───── Records for the task

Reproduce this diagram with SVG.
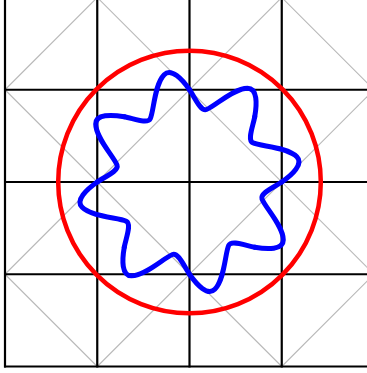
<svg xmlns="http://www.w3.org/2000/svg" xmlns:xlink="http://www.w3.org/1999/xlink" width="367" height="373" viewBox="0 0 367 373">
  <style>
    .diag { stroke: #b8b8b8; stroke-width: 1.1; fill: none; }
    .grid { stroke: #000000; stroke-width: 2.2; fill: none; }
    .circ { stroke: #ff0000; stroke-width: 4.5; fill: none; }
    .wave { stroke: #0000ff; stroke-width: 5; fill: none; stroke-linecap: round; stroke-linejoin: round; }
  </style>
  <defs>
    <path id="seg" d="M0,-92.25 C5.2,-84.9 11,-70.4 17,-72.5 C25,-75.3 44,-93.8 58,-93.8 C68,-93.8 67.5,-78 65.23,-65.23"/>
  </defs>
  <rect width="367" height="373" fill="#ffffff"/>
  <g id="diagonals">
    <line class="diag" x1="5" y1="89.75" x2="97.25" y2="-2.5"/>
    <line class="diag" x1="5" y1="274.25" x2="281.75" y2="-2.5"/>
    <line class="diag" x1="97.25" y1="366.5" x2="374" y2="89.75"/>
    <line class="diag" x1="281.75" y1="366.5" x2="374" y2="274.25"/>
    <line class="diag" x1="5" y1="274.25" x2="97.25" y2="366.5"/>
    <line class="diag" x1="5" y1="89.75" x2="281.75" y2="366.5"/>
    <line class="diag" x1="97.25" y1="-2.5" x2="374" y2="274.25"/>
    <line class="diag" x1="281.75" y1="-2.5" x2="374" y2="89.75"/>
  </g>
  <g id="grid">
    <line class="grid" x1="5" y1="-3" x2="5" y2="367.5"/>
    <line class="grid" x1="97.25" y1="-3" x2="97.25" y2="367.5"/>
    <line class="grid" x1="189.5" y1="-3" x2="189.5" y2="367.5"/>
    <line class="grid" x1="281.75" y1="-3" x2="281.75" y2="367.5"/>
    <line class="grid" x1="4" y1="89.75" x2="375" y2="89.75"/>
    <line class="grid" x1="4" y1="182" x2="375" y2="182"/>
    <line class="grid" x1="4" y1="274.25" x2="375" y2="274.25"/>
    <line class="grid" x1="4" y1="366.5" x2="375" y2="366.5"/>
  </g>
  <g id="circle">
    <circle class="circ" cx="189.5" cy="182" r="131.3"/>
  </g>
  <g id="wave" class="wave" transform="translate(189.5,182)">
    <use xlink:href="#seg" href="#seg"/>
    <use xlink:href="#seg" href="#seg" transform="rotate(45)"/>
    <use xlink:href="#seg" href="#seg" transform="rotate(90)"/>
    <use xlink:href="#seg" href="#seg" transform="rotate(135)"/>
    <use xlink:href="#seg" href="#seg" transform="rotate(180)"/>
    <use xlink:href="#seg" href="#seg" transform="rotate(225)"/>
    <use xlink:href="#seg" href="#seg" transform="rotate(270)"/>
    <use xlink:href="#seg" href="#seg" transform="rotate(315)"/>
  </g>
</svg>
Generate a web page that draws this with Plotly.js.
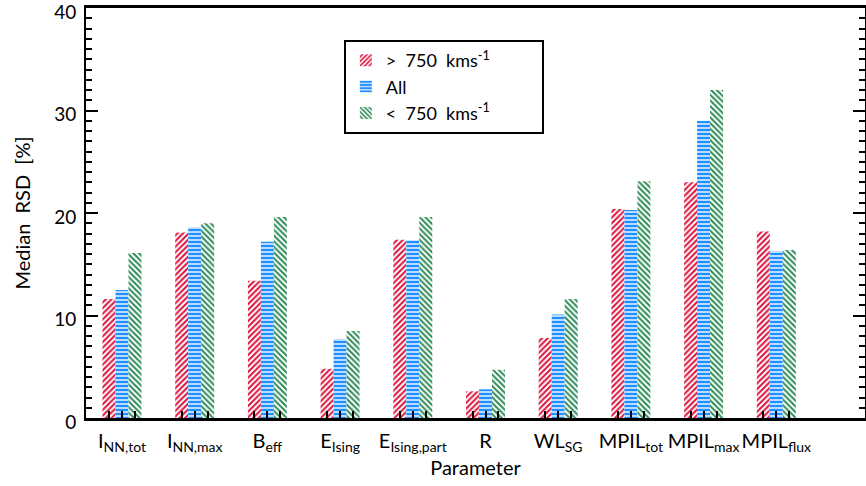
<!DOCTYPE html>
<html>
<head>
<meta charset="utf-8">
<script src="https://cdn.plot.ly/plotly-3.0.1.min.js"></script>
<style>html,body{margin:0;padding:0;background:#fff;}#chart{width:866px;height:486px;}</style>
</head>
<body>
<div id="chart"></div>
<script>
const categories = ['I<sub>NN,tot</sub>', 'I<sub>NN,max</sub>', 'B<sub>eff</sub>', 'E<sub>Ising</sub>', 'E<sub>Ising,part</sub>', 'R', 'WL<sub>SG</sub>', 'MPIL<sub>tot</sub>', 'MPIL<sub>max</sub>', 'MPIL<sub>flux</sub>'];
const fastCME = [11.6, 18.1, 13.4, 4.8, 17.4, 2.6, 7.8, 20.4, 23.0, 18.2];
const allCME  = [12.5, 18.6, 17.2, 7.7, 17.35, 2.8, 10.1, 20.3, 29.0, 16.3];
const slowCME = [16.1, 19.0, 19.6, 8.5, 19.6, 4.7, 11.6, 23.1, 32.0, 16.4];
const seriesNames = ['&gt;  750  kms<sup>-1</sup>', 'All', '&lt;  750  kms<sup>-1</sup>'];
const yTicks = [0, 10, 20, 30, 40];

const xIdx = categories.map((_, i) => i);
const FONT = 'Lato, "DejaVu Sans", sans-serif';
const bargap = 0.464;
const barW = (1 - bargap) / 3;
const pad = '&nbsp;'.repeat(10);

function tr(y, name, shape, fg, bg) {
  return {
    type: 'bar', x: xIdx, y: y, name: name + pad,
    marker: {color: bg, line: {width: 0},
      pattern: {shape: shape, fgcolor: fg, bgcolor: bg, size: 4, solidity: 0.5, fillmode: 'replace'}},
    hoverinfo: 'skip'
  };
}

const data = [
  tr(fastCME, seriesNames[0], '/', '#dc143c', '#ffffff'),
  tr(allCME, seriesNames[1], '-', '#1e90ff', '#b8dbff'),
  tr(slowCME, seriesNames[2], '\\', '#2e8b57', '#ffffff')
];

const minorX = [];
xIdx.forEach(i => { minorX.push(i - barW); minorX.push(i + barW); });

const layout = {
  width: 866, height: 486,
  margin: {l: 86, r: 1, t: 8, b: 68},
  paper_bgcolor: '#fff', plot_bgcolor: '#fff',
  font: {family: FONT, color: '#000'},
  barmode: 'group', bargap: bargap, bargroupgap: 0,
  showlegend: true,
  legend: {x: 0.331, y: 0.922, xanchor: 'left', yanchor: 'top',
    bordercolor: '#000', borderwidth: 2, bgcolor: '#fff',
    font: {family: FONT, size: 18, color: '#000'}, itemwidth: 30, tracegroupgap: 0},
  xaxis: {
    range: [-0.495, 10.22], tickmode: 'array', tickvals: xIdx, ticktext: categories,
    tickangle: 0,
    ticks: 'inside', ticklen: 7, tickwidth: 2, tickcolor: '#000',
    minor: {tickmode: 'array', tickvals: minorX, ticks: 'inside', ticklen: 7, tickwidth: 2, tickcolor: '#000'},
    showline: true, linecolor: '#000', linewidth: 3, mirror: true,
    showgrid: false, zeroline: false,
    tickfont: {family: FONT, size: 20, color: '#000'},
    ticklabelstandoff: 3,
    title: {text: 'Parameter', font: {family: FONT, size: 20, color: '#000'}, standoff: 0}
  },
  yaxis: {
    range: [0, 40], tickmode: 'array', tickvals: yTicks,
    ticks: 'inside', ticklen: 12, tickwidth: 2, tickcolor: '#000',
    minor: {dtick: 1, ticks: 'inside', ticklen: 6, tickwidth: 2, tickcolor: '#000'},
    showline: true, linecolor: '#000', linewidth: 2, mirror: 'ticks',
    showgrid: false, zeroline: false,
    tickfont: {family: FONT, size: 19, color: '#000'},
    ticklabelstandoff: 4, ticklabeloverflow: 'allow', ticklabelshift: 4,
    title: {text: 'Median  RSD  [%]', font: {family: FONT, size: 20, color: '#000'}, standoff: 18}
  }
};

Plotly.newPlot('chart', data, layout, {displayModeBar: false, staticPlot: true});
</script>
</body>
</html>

──────────

◆ Task instructions
Identify the lines in the entries that hold "with" and return each one.

◆ Output for this task
Reproduce this diagram with SVG.
Generate a web page that draws this with Plotly.js.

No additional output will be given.